## AVAILABLE RECORDS
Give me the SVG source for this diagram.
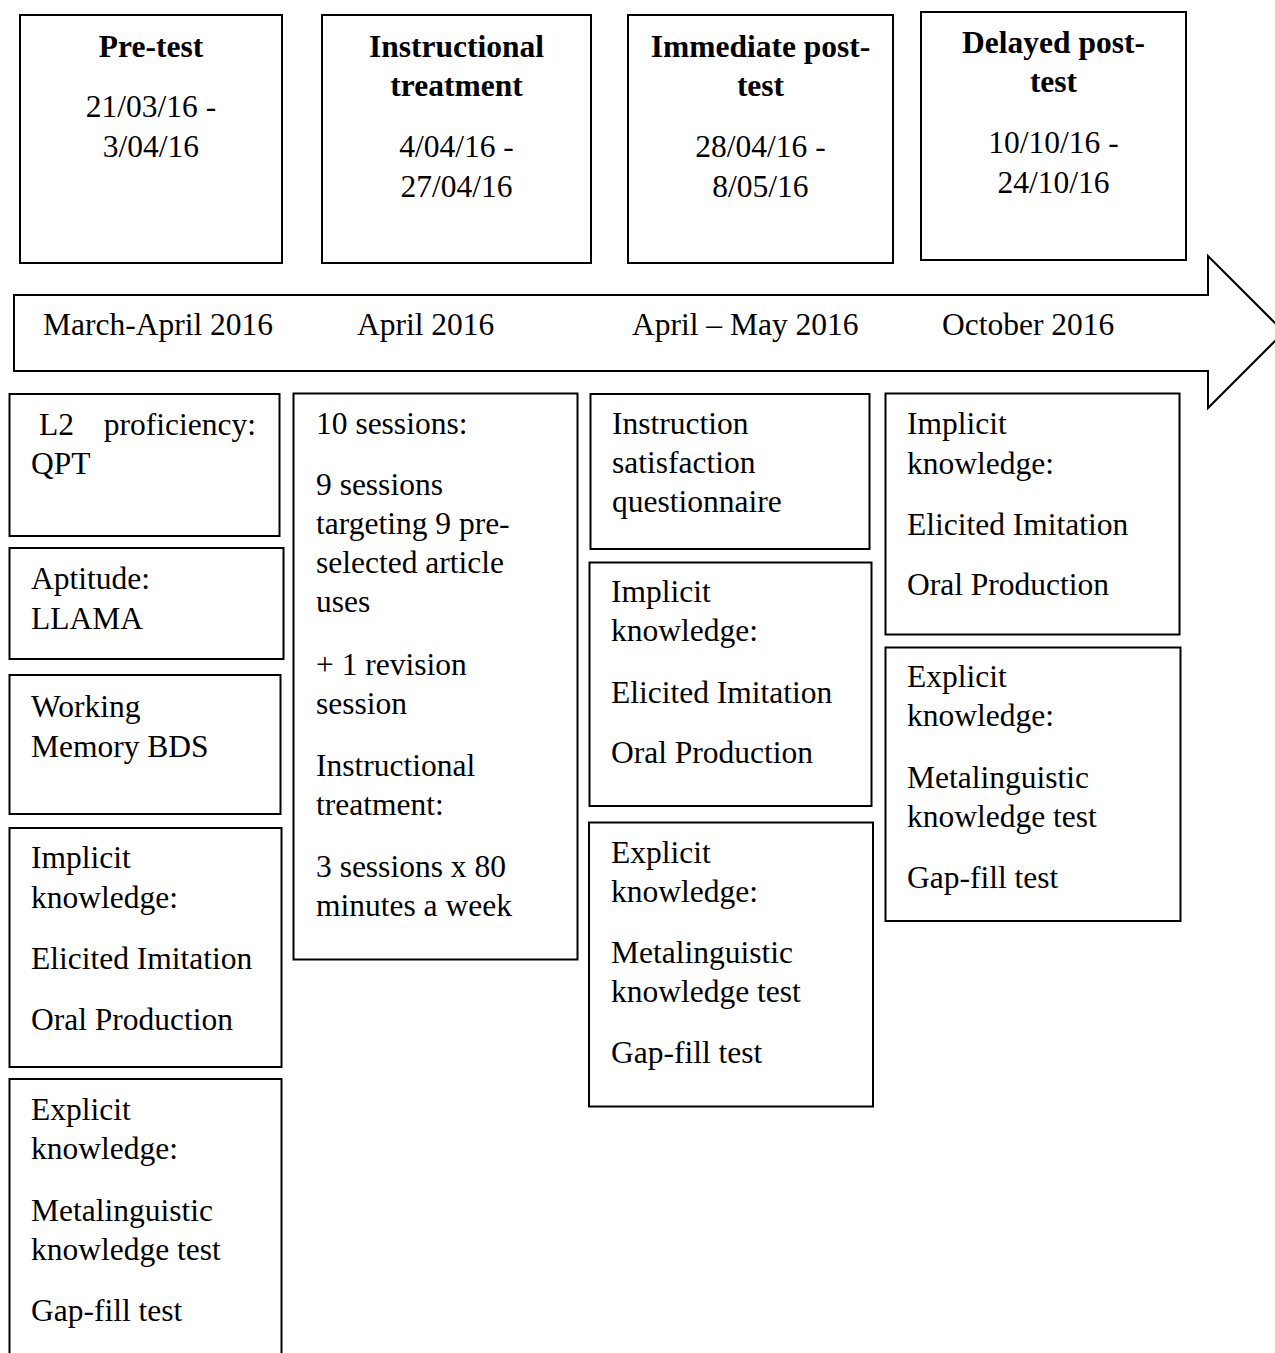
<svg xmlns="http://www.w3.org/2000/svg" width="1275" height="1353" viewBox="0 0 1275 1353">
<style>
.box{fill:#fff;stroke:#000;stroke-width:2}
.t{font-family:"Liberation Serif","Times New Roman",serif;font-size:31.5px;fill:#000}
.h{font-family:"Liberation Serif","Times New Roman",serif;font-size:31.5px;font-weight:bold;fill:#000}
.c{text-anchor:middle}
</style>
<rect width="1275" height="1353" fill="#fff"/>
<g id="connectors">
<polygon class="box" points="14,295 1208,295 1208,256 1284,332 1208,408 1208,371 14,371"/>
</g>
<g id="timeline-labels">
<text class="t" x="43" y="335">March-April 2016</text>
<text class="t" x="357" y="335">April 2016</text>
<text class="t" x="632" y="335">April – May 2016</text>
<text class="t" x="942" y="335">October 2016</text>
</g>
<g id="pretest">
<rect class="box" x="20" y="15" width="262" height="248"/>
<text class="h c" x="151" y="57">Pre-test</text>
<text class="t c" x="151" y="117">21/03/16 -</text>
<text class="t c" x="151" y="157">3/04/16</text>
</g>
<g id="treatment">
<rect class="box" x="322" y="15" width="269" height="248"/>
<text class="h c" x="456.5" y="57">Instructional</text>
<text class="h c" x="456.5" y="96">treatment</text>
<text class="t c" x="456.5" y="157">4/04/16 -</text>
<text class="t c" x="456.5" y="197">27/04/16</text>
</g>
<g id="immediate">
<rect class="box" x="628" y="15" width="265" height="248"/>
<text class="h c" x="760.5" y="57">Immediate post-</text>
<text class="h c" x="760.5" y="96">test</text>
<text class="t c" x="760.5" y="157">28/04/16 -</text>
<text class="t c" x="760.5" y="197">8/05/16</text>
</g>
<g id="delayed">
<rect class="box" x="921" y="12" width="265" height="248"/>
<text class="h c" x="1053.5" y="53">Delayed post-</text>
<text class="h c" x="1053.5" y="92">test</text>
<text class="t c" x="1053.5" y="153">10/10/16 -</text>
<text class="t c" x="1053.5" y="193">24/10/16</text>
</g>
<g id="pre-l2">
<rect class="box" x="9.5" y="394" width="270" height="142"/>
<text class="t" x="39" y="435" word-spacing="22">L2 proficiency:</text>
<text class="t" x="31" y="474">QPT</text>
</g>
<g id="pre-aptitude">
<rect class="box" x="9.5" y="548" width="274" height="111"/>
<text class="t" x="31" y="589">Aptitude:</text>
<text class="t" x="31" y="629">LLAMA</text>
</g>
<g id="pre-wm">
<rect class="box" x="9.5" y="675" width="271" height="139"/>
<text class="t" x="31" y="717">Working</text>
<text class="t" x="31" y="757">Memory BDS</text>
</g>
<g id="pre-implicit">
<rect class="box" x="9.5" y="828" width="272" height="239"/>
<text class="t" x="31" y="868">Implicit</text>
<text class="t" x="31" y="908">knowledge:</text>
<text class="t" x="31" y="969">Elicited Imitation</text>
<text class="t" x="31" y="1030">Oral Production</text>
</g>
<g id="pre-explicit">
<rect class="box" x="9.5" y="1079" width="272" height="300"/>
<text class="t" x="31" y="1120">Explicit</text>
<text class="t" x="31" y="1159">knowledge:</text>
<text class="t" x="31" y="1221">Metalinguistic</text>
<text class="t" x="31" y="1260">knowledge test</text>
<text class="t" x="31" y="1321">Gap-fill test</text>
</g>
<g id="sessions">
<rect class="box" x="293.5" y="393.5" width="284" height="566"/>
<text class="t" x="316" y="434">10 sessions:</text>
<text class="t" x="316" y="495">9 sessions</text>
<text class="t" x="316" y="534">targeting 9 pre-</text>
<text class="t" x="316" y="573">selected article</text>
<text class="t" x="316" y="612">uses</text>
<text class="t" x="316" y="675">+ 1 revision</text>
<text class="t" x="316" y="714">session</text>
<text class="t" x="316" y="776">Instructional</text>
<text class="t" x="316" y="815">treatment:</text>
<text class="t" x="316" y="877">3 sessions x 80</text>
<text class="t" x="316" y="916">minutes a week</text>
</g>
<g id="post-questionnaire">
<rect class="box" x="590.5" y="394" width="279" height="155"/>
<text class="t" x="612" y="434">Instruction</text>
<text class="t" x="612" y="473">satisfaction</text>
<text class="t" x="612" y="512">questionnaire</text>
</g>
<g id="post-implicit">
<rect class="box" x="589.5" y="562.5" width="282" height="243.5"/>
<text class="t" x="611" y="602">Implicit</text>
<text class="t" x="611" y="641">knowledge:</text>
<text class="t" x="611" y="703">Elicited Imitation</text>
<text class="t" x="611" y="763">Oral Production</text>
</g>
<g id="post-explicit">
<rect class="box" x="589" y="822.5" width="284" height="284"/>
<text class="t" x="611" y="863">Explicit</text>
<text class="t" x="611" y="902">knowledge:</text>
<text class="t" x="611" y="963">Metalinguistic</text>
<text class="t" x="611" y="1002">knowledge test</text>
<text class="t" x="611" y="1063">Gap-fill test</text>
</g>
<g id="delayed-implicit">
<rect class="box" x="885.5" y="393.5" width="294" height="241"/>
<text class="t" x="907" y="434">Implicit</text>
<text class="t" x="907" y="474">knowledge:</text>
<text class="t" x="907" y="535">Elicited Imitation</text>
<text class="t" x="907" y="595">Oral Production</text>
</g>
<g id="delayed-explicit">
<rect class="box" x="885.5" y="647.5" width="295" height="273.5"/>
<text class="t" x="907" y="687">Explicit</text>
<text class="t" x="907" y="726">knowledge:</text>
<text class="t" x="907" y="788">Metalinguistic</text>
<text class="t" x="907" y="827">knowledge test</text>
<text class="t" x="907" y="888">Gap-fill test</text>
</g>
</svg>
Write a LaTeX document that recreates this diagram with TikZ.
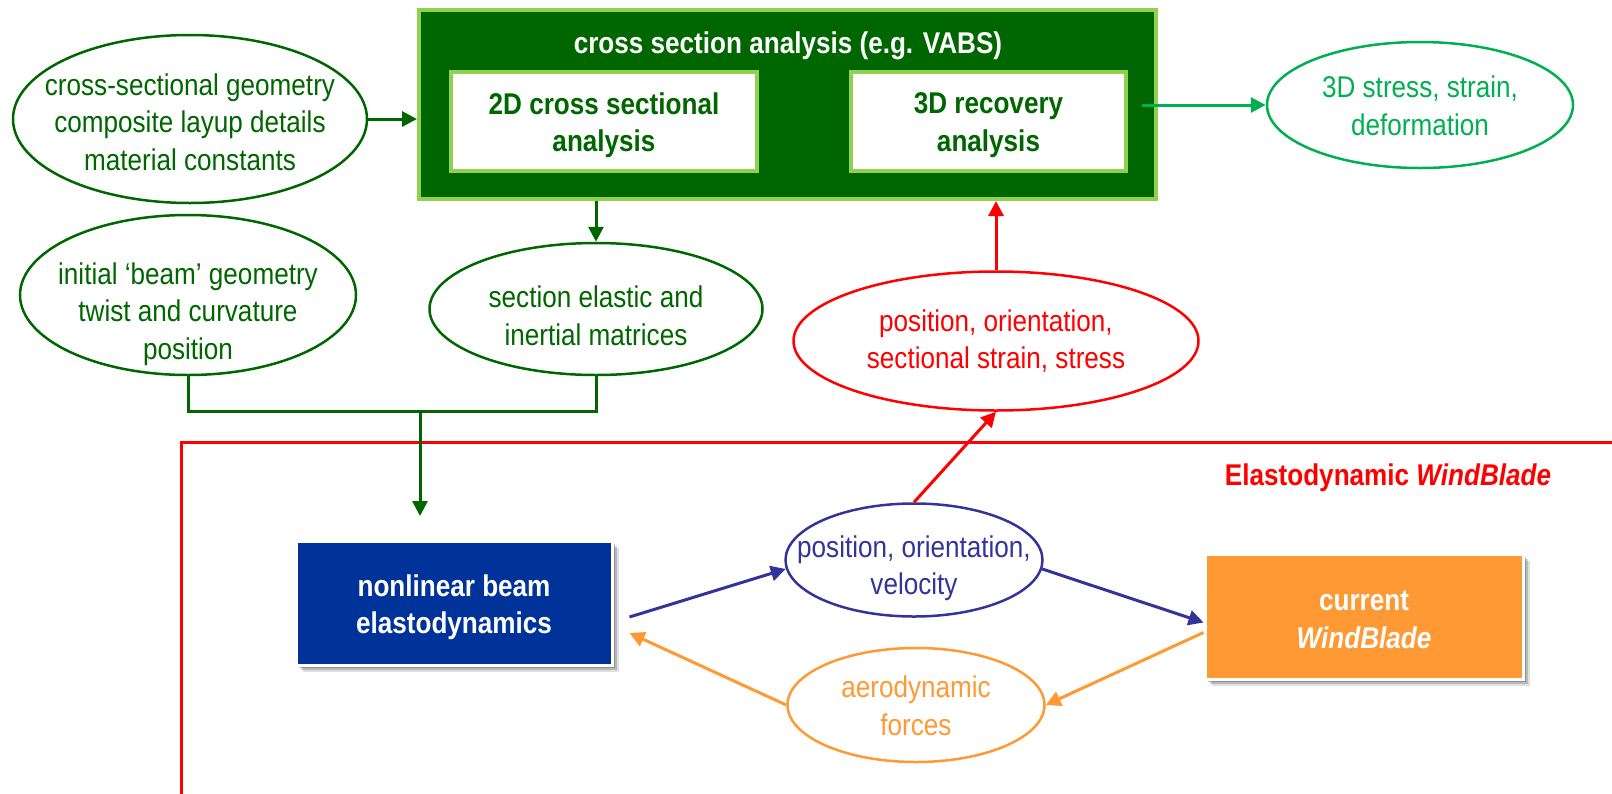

## EXERCISE OBJECTIVE
Leaving out the pictures, repeat the data above exactly.

## ANSWER FOR THE TASK
Give me the SVG source for this diagram.
<svg xmlns="http://www.w3.org/2000/svg" width="1275" height="1353" viewBox="0 0 1275 1353">
<style>
.box{fill:#fff;stroke:#000;stroke-width:2}
.t{font-family:"Liberation Serif","Times New Roman",serif;font-size:31.5px;fill:#000}
.h{font-family:"Liberation Serif","Times New Roman",serif;font-size:31.5px;font-weight:bold;fill:#000}
.c{text-anchor:middle}
</style>
<rect width="1275" height="1353" fill="#fff"/>
<g id="connectors">
<polygon class="box" points="14,295 1208,295 1208,256 1284,332 1208,408 1208,371 14,371"/>
</g>
<g id="timeline-labels">
<text class="t" x="43" y="335">March-April 2016</text>
<text class="t" x="357" y="335">April 2016</text>
<text class="t" x="632" y="335">April – May 2016</text>
<text class="t" x="942" y="335">October 2016</text>
</g>
<g id="pretest">
<rect class="box" x="20" y="15" width="262" height="248"/>
<text class="h c" x="151" y="57">Pre-test</text>
<text class="t c" x="151" y="117">21/03/16 -</text>
<text class="t c" x="151" y="157">3/04/16</text>
</g>
<g id="treatment">
<rect class="box" x="322" y="15" width="269" height="248"/>
<text class="h c" x="456.5" y="57">Instructional</text>
<text class="h c" x="456.5" y="96">treatment</text>
<text class="t c" x="456.5" y="157">4/04/16 -</text>
<text class="t c" x="456.5" y="197">27/04/16</text>
</g>
<g id="immediate">
<rect class="box" x="628" y="15" width="265" height="248"/>
<text class="h c" x="760.5" y="57">Immediate post-</text>
<text class="h c" x="760.5" y="96">test</text>
<text class="t c" x="760.5" y="157">28/04/16 -</text>
<text class="t c" x="760.5" y="197">8/05/16</text>
</g>
<g id="delayed">
<rect class="box" x="921" y="12" width="265" height="248"/>
<text class="h c" x="1053.5" y="53">Delayed post-</text>
<text class="h c" x="1053.5" y="92">test</text>
<text class="t c" x="1053.5" y="153">10/10/16 -</text>
<text class="t c" x="1053.5" y="193">24/10/16</text>
</g>
<g id="pre-l2">
<rect class="box" x="9.5" y="394" width="270" height="142"/>
<text class="t" x="39" y="435" word-spacing="22">L2 proficiency:</text>
<text class="t" x="31" y="474">QPT</text>
</g>
<g id="pre-aptitude">
<rect class="box" x="9.5" y="548" width="274" height="111"/>
<text class="t" x="31" y="589">Aptitude:</text>
<text class="t" x="31" y="629">LLAMA</text>
</g>
<g id="pre-wm">
<rect class="box" x="9.5" y="675" width="271" height="139"/>
<text class="t" x="31" y="717">Working</text>
<text class="t" x="31" y="757">Memory BDS</text>
</g>
<g id="pre-implicit">
<rect class="box" x="9.5" y="828" width="272" height="239"/>
<text class="t" x="31" y="868">Implicit</text>
<text class="t" x="31" y="908">knowledge:</text>
<text class="t" x="31" y="969">Elicited Imitation</text>
<text class="t" x="31" y="1030">Oral Production</text>
</g>
<g id="pre-explicit">
<rect class="box" x="9.5" y="1079" width="272" height="300"/>
<text class="t" x="31" y="1120">Explicit</text>
<text class="t" x="31" y="1159">knowledge:</text>
<text class="t" x="31" y="1221">Metalinguistic</text>
<text class="t" x="31" y="1260">knowledge test</text>
<text class="t" x="31" y="1321">Gap-fill test</text>
</g>
<g id="sessions">
<rect class="box" x="293.5" y="393.5" width="284" height="566"/>
<text class="t" x="316" y="434">10 sessions:</text>
<text class="t" x="316" y="495">9 sessions</text>
<text class="t" x="316" y="534">targeting 9 pre-</text>
<text class="t" x="316" y="573">selected article</text>
<text class="t" x="316" y="612">uses</text>
<text class="t" x="316" y="675">+ 1 revision</text>
<text class="t" x="316" y="714">session</text>
<text class="t" x="316" y="776">Instructional</text>
<text class="t" x="316" y="815">treatment:</text>
<text class="t" x="316" y="877">3 sessions x 80</text>
<text class="t" x="316" y="916">minutes a week</text>
</g>
<g id="post-questionnaire">
<rect class="box" x="590.5" y="394" width="279" height="155"/>
<text class="t" x="612" y="434">Instruction</text>
<text class="t" x="612" y="473">satisfaction</text>
<text class="t" x="612" y="512">questionnaire</text>
</g>
<g id="post-implicit">
<rect class="box" x="589.5" y="562.5" width="282" height="243.5"/>
<text class="t" x="611" y="602">Implicit</text>
<text class="t" x="611" y="641">knowledge:</text>
<text class="t" x="611" y="703">Elicited Imitation</text>
<text class="t" x="611" y="763">Oral Production</text>
</g>
<g id="post-explicit">
<rect class="box" x="589" y="822.5" width="284" height="284"/>
<text class="t" x="611" y="863">Explicit</text>
<text class="t" x="611" y="902">knowledge:</text>
<text class="t" x="611" y="963">Metalinguistic</text>
<text class="t" x="611" y="1002">knowledge test</text>
<text class="t" x="611" y="1063">Gap-fill test</text>
</g>
<g id="delayed-implicit">
<rect class="box" x="885.5" y="393.5" width="294" height="241"/>
<text class="t" x="907" y="434">Implicit</text>
<text class="t" x="907" y="474">knowledge:</text>
<text class="t" x="907" y="535">Elicited Imitation</text>
<text class="t" x="907" y="595">Oral Production</text>
</g>
<g id="delayed-explicit">
<rect class="box" x="885.5" y="647.5" width="295" height="273.5"/>
<text class="t" x="907" y="687">Explicit</text>
<text class="t" x="907" y="726">knowledge:</text>
<text class="t" x="907" y="788">Metalinguistic</text>
<text class="t" x="907" y="827">knowledge test</text>
<text class="t" x="907" y="888">Gap-fill test</text>
</g>
</svg>
Write a LaTeX document that recreates this diagram with TikZ.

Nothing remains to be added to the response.